Task requirements: Where a line holds "this", copy it.

*** Input data

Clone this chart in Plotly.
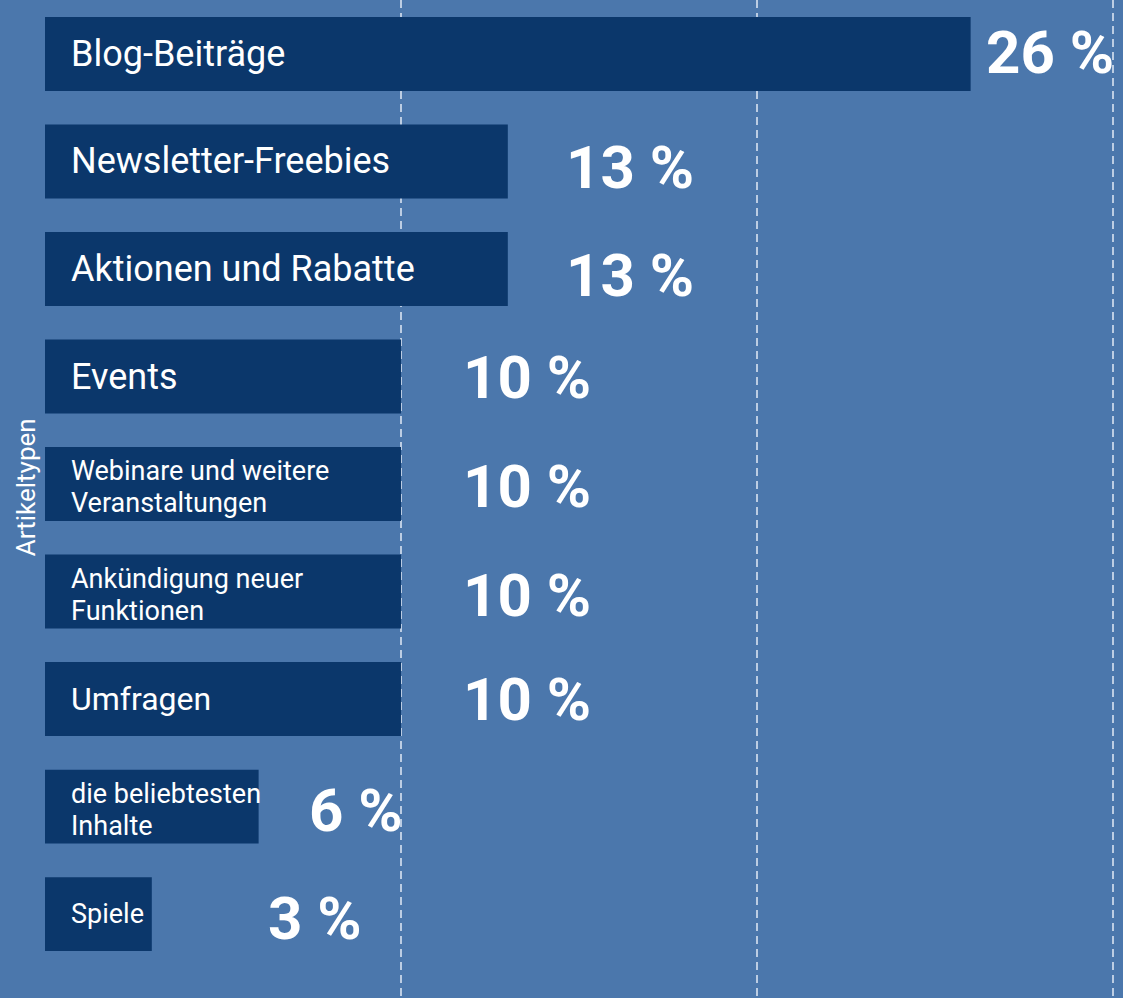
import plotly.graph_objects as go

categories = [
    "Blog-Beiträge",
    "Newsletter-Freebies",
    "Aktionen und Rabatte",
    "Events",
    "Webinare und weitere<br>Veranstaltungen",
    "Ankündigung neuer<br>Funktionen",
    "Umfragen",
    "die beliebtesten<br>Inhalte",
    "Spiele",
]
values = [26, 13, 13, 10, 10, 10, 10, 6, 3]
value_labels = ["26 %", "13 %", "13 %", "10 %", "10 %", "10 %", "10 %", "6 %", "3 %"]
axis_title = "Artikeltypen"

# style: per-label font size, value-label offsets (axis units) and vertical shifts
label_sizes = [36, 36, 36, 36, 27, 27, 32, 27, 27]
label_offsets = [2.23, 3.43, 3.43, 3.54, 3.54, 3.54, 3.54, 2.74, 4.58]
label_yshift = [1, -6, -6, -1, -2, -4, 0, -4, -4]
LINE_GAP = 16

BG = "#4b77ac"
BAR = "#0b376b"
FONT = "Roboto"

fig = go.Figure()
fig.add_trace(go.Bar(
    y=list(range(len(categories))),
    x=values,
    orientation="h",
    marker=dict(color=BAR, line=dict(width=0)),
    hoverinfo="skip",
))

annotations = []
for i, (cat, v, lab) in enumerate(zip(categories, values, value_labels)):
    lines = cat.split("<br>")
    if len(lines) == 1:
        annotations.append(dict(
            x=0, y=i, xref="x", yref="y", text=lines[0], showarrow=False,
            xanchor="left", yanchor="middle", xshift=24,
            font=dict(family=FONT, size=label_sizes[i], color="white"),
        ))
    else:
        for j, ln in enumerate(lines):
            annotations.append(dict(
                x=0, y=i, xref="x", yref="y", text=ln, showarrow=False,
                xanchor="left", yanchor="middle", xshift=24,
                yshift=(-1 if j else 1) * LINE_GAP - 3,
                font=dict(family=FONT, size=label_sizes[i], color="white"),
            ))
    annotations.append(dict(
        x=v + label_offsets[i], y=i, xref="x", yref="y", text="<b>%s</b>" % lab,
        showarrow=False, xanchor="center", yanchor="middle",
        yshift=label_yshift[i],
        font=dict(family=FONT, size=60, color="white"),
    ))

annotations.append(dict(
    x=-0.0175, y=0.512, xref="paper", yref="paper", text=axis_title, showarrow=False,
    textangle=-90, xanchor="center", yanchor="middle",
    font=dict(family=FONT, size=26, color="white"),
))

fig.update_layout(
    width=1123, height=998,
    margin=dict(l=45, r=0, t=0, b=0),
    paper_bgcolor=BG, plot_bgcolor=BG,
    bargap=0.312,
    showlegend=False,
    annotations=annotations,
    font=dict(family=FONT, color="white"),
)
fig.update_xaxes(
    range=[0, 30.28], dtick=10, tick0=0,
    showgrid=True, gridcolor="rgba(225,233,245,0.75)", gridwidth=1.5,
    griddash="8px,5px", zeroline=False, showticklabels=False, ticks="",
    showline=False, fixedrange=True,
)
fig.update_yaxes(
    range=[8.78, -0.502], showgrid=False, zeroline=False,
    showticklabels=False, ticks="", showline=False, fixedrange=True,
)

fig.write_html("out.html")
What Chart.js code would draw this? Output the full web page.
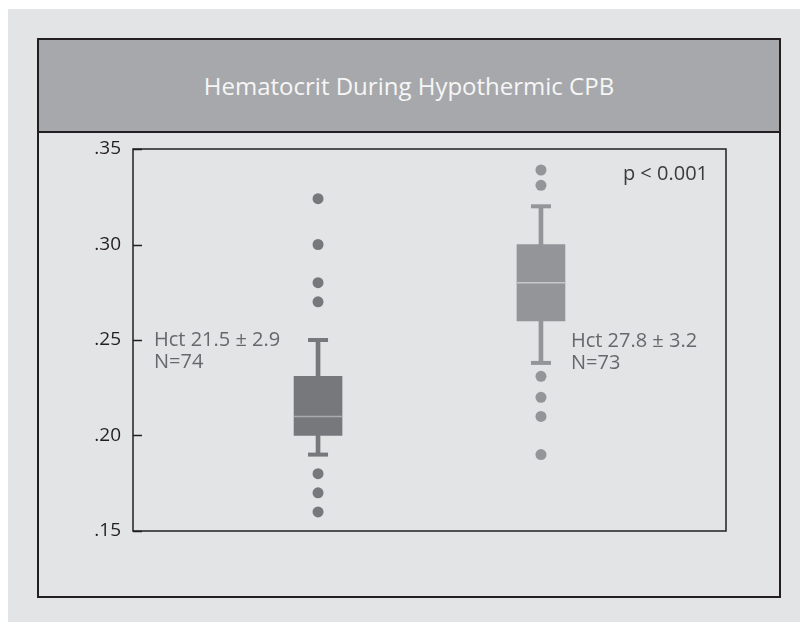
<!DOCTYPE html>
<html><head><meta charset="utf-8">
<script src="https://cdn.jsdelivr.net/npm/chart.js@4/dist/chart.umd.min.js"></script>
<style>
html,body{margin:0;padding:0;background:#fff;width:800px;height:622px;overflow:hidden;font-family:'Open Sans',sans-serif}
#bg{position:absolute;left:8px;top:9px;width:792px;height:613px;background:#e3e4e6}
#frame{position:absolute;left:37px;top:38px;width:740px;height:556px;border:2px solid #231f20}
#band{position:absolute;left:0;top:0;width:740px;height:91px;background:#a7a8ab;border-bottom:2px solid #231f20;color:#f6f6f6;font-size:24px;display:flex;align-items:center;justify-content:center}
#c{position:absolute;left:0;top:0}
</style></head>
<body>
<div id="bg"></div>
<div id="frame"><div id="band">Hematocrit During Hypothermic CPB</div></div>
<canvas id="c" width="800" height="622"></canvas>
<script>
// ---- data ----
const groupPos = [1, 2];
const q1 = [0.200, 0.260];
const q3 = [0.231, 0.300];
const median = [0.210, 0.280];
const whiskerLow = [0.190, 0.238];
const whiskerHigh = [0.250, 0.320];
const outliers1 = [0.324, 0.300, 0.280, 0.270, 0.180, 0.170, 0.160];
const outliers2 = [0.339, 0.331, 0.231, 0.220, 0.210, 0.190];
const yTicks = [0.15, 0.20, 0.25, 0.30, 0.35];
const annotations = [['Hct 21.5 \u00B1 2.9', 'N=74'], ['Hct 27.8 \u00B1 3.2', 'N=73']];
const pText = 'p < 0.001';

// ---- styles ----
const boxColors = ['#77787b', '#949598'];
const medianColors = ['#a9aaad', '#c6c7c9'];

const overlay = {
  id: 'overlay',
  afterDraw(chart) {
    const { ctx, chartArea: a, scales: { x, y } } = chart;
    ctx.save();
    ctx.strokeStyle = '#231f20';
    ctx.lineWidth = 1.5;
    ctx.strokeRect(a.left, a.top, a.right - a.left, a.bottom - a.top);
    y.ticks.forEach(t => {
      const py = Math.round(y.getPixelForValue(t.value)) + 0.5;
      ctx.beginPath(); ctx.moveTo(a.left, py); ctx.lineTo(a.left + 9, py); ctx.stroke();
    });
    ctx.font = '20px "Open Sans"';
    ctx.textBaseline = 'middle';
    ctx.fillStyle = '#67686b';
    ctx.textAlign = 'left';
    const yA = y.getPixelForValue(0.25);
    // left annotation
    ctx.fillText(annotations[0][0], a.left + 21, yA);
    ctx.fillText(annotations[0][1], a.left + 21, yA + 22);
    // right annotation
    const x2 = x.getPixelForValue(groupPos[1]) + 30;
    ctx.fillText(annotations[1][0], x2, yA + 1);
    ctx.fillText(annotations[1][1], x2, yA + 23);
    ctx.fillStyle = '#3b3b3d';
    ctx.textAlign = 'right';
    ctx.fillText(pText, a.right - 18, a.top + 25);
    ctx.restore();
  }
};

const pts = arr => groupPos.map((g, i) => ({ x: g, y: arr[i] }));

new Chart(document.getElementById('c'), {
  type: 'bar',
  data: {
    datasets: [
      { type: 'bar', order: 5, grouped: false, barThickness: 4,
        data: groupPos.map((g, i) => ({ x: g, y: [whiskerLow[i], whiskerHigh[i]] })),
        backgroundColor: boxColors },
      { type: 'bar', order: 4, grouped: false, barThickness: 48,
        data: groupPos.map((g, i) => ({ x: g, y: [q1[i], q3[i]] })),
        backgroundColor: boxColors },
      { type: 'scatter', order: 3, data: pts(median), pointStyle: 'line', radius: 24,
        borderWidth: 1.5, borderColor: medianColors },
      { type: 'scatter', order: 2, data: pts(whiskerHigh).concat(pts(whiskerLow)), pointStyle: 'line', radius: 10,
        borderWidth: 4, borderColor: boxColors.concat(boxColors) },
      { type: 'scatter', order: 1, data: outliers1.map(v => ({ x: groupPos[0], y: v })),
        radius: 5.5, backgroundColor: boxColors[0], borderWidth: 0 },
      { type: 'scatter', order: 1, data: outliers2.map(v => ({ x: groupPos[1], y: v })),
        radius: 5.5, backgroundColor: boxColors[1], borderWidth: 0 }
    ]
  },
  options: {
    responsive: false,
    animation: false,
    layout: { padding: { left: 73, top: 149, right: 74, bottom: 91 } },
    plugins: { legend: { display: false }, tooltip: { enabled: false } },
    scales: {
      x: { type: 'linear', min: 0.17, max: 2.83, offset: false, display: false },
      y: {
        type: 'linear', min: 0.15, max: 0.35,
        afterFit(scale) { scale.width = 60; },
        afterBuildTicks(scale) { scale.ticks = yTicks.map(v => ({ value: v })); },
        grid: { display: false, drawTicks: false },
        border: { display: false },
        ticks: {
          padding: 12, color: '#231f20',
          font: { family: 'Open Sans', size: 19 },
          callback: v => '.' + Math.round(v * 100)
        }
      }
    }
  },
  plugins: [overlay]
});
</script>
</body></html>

******

Response:
Clone this chart in Plotly.
What Chart.js code would draw this? Output the full web page.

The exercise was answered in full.